Preset selection rules:
- If the user names a preset, use it.
- If the target clearly fits one preset, use it and mention
Preset: ... in the output.
- If the target is ambiguous and the preset materially changes the audit, ask one short question before auditing:
Which preset should I use? / Che preset vuoi usare?
1. landing-page
2. saas-dashboard
3. portfolio
4. ecommerce
5. mobile-first
6. accessibility-heavy
7. general
- If the user says to proceed without choosing, use
auto.
- For re-audits, keep the same preset as the baseline unless the user explicitly changes it.
Preset emphasis:
landing-page: purpose, conversion, CTA clarity, trust signals, copy, first viewport, visual hierarchy.
saas-dashboard: information density, navigation, workflow efficiency, component states, data readability, keyboard/focus behavior.
portfolio: identity, case-study clarity, project hierarchy, credibility, contact path, visual distinctiveness.
ecommerce: product clarity, purchase path, pricing/shipping clarity, trust, product imagery, checkout friction.
mobile-first: mobile layout, touch targets, mobile nav, responsive hierarchy, performance perception, thumb-friendly flows.
accessibility-heavy: semantics, headings, labels, contrast, keyboard navigation, focus states, alt text, screen reader noise.
general: balanced scoring across the core rubric.
Scoring Rules
Use these meanings consistently:
5: Strong, production-level execution with only minor refinements.
4: Good execution with a few noticeable issues.
3: Functional but inconsistent, generic, or missing important polish.
2: Significant quality problems that affect comprehension, trust, or use.
1: Broken, inaccessible, visually incoherent, or not fit for purpose.
Use decimal averages only for the overall score. Category scores should stay whole numbers unless the user asks for more granularity.
Output Shape
For most audits, use this structure:
**Overall**
Preset: auto / landing-page / saas-dashboard / portfolio / ecommerce / mobile-first / accessibility-heavy / general
Score: X.X/5
Verdict: Strong / Good / Mixed / Weak
Short verdict in 2-4 sentences.
**Scorecard**
| Area | Score | Level | Priority |
|---|---:|---|---|
| Visual hierarchy | 4/5 | Good | Medium |
| Accessibility | 3/5 | Needs work | High |
**Category Notes**
Visual hierarchy - 4/5 [Medium]
What works: ...
What hurts: ...
Fix: ...
Accessibility - 3/5 [High]
What works: ...
What hurts: ...
Fix: ...
**Top Issues**
1. ...
2. ...
3. ...
**Recommended Fixes**
1. ...
2. ...
3. ...
Keep the scorecard narrow. Do not put long evidence paragraphs inside table cells; long text makes chat tables hard to scan and can overflow horizontally. Put detailed evidence in Category Notes instead.
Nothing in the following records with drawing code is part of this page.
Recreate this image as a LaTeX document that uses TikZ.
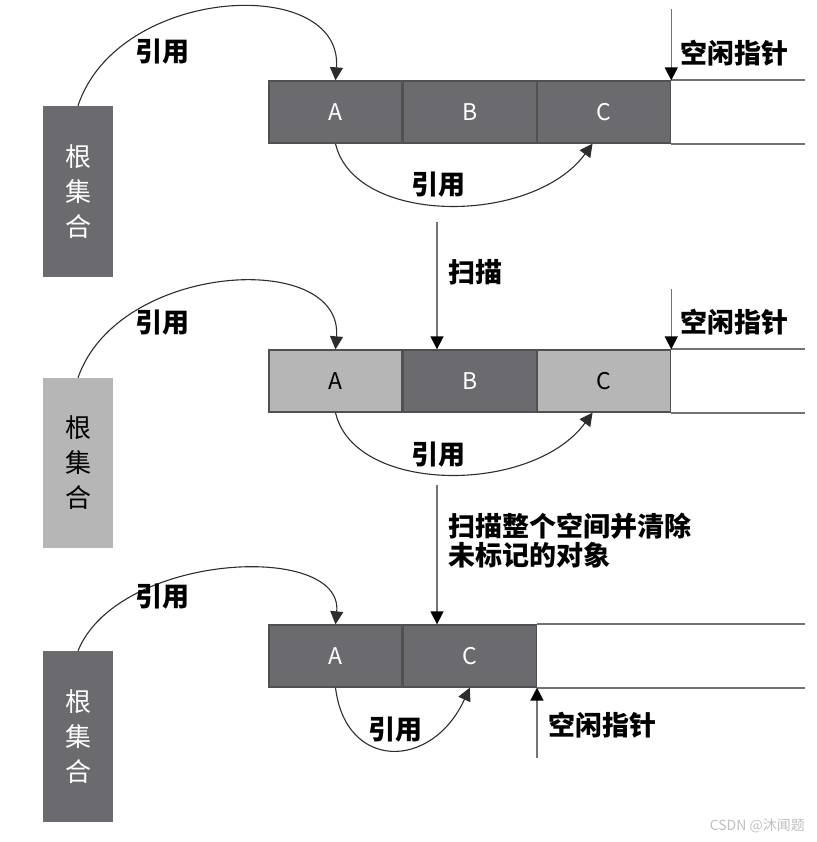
\documentclass[tikz,border=0pt]{standalone}
\usepackage{fontspec}
\setmainfont{Noto Sans CJK SC}
\usetikzlibrary{arrows.meta,positioning}

\definecolor{cellgray}{RGB}{107,107,111}
\definecolor{marklight}{RGB}{182,182,182}
\definecolor{edgegray}{RGB}{80,80,80}
\definecolor{wirecol}{RGB}{45,45,45}

\newcommand*{\barend}{805}
\newcommand*{\cellw}{133}
\newcommand*{\cellh}{62}

\begin{document}
\begin{tikzpicture}
[
	x=1pt,y=-1pt,
	cell/.style={rectangle,draw=edgegray,line width=1.3pt,inner sep=0pt,
		minimum width=\cellw pt,minimum height=\cellh pt,
		font=\fontsize{23}{23}\selectfont},
	darkcell/.style={cell,fill=cellgray,text=white},
	lightcell/.style={cell,fill=marklight,text=black},
	rootbox/.style={rectangle,inner sep=0pt,minimum width=70pt,align=center,
		font=\fontsize{26}{35}\selectfont},
	lbl/.style={inner sep=0pt,font=\bfseries\fontsize{27}{29}\selectfont},
	refline/.style={draw=wirecol,line width=1.1pt,
		-{Triangle[length=13pt,width=13pt]}},
	ptrline/.style={draw=black!55,line width=1.5pt,
		-{Triangle[length=13pt,width=13pt,fill=black,color=black]}},
	rimline/.style={draw=black!55,line width=1.8pt}
]

	\useasboundingbox (0,0) rectangle (816,842);
	\coordinate (rim) at (\barend,0);

	% panel one
	\node[rootbox,fill=cellgray,text=white,minimum height=171pt] at (78,191.5) (R1) {根\\集\\合};
	\node[darkcell] at (335.5,112) (A1) {A};
	\node[darkcell,right=0pt of A1] (B1) {B};
	\node[darkcell,right=0pt of B1] (C1) {C};
	\draw[rimline] (C1.north east) -- (C1.north east -| rim);
	\draw[rimline] (C1.south east) -- (C1.south east -| rim);

	\draw[refline] (R1.north) .. controls +(40,-121) and +(8,-106) .. (A1.north);
	\node[lbl] at (162,52) (ref1) {引用};
	\draw[refline] (A1.south) .. controls +(19,82) and +(-60,82) .. (C1.250);
	\node[lbl] at (438,185) (refac1) {引用};

	\coordinate[above=71pt of C1.north east] (fp1);
	\draw[ptrline] (fp1) -- (C1.north east);
	\node[lbl,anchor=west] at (680,53) (free1) {空闲指针};

	% scan
	\coordinate (scan) at (437,222);
	\node[lbl,anchor=west] at (448,272) (scanlbl) {扫描};

	% panel two
	\node[rootbox,fill=marklight,text=black,minimum height=170pt] at (78,463) (R2) {根\\集\\合};
	\node[lightcell] at (335.5,381) (A2) {A};
	\node[darkcell,right=0pt of A2] (B2) {B};
	\node[lightcell,right=0pt of B2] (C2) {C};
	\draw[rimline] (C2.north east) -- (C2.north east -| rim);
	\draw[rimline] (C2.south east) -- (C2.south east -| rim);
	\draw[ptrline] (scan) -- (scan |- B2.north);

	\draw[refline] (R2.north) .. controls +(40,-116) and +(8,-100) .. (A2.north);
	\node[lbl] at (162,323) (ref2) {引用};
	\draw[refline] (A2.south) .. controls +(19,82) and +(-60,82) .. (C2.250);
	\node[lbl] at (438,455) (refac2) {引用};

	\coordinate[above=60pt of C2.north east] (fp2);
	\draw[ptrline] (fp2) -- (C2.north east);
	\node[lbl,anchor=west] at (680,322) (free2) {空闲指针};

	% sweep
	\coordinate (sweep) at (437,485);
	\node[lbl,anchor=west,align=left] at (448,541) (sweeplbl) {扫描整个空间并清除\\未标记的对象};

	% panel three
	\node[rootbox,fill=cellgray,text=white,minimum height=171pt] at (78,736.5) (R3) {根\\集\\合};
	\node[darkcell] at (335.5,656) (A3) {A};
	\node[darkcell,right=0pt of A3] (C3) {C};
	\draw[rimline] (C3.north east) -- (C3.north east -| rim);
	\draw[rimline] (C3.south east) -- (C3.south east -| rim);
	\draw[ptrline] (sweep) -- (sweep |- C3.north);

	\draw[refline] (R3.north) .. controls +(40,-98) and +(8,-83) .. (A3.north);
	\node[lbl] at (162,597) (ref3) {引用};
	\draw[refline] (A3.south) .. controls +(10,83) and +(-38,83) .. (C3.south);
	\node[lbl] at (395,730) (refac3) {引用};

	\coordinate[below=70pt of C3.south east] (fp3);
	\draw[ptrline] (fp3) -- (C3.south east);
	\node[lbl,anchor=west] at (548,725) (free3) {空闲指针};

	% watermark
	\node[anchor=east,inner sep=0pt,text=black!25,font=\fontsize{14}{14}\selectfont] at (805,826) (mark) {CSDN @沐闻题};

\end{tikzpicture}
\end{document}
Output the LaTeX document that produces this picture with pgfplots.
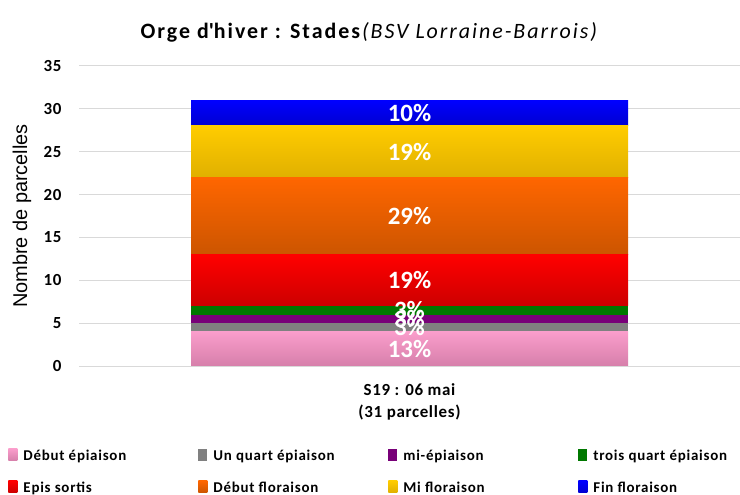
\documentclass[border=0pt]{standalone}
\usepackage{fontspec}
\setmainfont{Carlito}
\newfontfamily\arialf{Liberation Sans}
\usepackage{pgfplots}
\pgfplotsset{compat=1.18}
\definecolor{pinkT}{HTML}{FA9DCB}
\definecolor{pinkB}{HTML}{D67FAA}
\definecolor{grayC}{HTML}{808080}
\definecolor{purpleC}{HTML}{780078}
\definecolor{greenC}{HTML}{007800}
\definecolor{redT}{HTML}{FF0000}
\definecolor{redB}{HTML}{CC0000}
\definecolor{orT}{HTML}{FF6600}
\definecolor{orB}{HTML}{CC5500}
\definecolor{yeT}{HTML}{FFCC00}
\definecolor{yeB}{HTML}{E0B000}
\definecolor{blT}{HTML}{0000FF}
\definecolor{blB}{HTML}{0000D0}
\definecolor{gridC}{HTML}{D9D9D9}
\newcommand{\legbox}[1]{\makebox[173bp][l]{#1}}
\begin{document}
\begin{tikzpicture}
\path[use as bounding box] (0bp,0bp) rectangle (740bp,495bp);
\begin{axis}[
  at={(79bp,129bp)}, anchor=south west,
  scale only axis, width=661bp, height=300bp,
  ybar stacked, bar width=437bp,
  xmin=-1, xmax=1, ymin=0, ymax=35,
  ytick={0,5,...,35},
  xtick={0}, xticklabels={{S19 : 06 mai\\(31 parcelles)}},
  xticklabel style={align=center, font=\bfseries\fontsize{17}{22}\selectfont\addfontfeature{LetterSpace=4}, yshift=-14bp},
  yticklabel style={font=\bfseries\fontsize{17}{17}\selectfont\addfontfeature{LetterSpace=4}, xshift=-14bp},
  /pgf/number format/assume math mode=true,
  axis line style={draw=none},
  major tick length=0pt,
  ymajorgrids, grid style={draw=gridC, line width=1pt},
  ylabel={Nombre de parcelles},
  every axis y label/.style={at={(axis description cs:-0.0862,0.5)}, rotate=90, anchor=center, font=\arialf\fontsize{20}{20}\selectfont},
  title={\textbf{Orge d\textquotesingle hiver : Stades}\textit{(BSV Lorraine-Barrois)}},
  title style={at={(axis description cs:0.44,1.092)}, anchor=center, font=\fontsize{22}{22}\selectfont\addfontfeature{LetterSpace=9}},
  nodes near coords,
  point meta=explicit symbolic,
  every node near coord/.append style={font=\bfseries\fontsize{25}{25}\selectfont, text=white, anchor=center},
  legend columns=4,
  legend style={at={(axis description cs:-0.107,-0.272)}, anchor=north west, draw=none, fill=none,
    font=\bfseries\fontsize{15}{15}\selectfont\addfontfeature{LetterSpace=5}, row sep=16bp, inner sep=0pt,
    /tikz/every odd column/.append style={column sep=4bp}},
  legend image code/.code={\path[#1] (0bp,-5bp) rectangle (9bp,7bp);},
]
\addplot[draw=none, top color=pinkT, bottom color=pinkB] coordinates {(0,4) [13\%]};
\addplot[draw=none, fill=grayC] coordinates {(0,1) [3\%]};
\addplot[draw=none, fill=purpleC] coordinates {(0,1) [3\%]};
\addplot[draw=none, fill=greenC] coordinates {(0,1) [3\%]};
\addplot[draw=none, top color=redT, bottom color=redB] coordinates {(0,6) [19\%]};
\addplot[draw=none, top color=orT, bottom color=orB] coordinates {(0,9) [29\%]};
\addplot[draw=none, top color=yeT, bottom color=yeB] coordinates {(0,6) [19\%]};
\addplot[draw=none, top color=blT, bottom color=blB] coordinates {(0,3) [10\%]};
\legend{\legbox{Début épiaison},\legbox{Un quart épiaison},\legbox{mi-épiaison},\legbox{trois quart épiaison},
\legbox{Epis sortis},\legbox{Début floraison},\legbox{Mi floraison},\legbox{Fin floraison}}
\end{axis}
\end{tikzpicture}
\end{document}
Keep the default response compact. Do not include quick wins, medium work, and deeper work sections unless the user asks for a deeper implementation plan.
Use Level labels consistently:
5/5: Excellent
4/5: Good
3/5: Needs work
2/5: Weak
1/5: Critical
Localize Level labels with the language mapping above.
Review Standards
Judge the site against its apparent purpose. A SaaS dashboard, portfolio, ecommerce product page, documentation site, game, and marketing page should not be scored with identical expectations.
Prioritize:
- Clarity of purpose in the first viewport.
- Visual hierarchy and scannability.
- Layout rhythm, spacing, alignment, and responsive behavior.
- Interaction quality: controls, states, feedback, navigation, forms.
- Accessibility: contrast, focus states, semantic structure, keyboard use, labels.
- Frontend implementation quality: maintainability, performance perception, asset handling, console/runtime issues.
- Content quality: copy clarity, information architecture, trust signals, calls to action.
Avoid:
- Recommending decorative redesigns without tying them to user comprehension or task success.
- Over-scoring attractive pages that are inaccessible, slow, or hard to use.
- Penalizing minimal design when it serves the product well.
- Producing vague advice such as "make it modern" without concrete changes.
Resources
references/rubric.md: Detailed scoring categories and evidence prompts.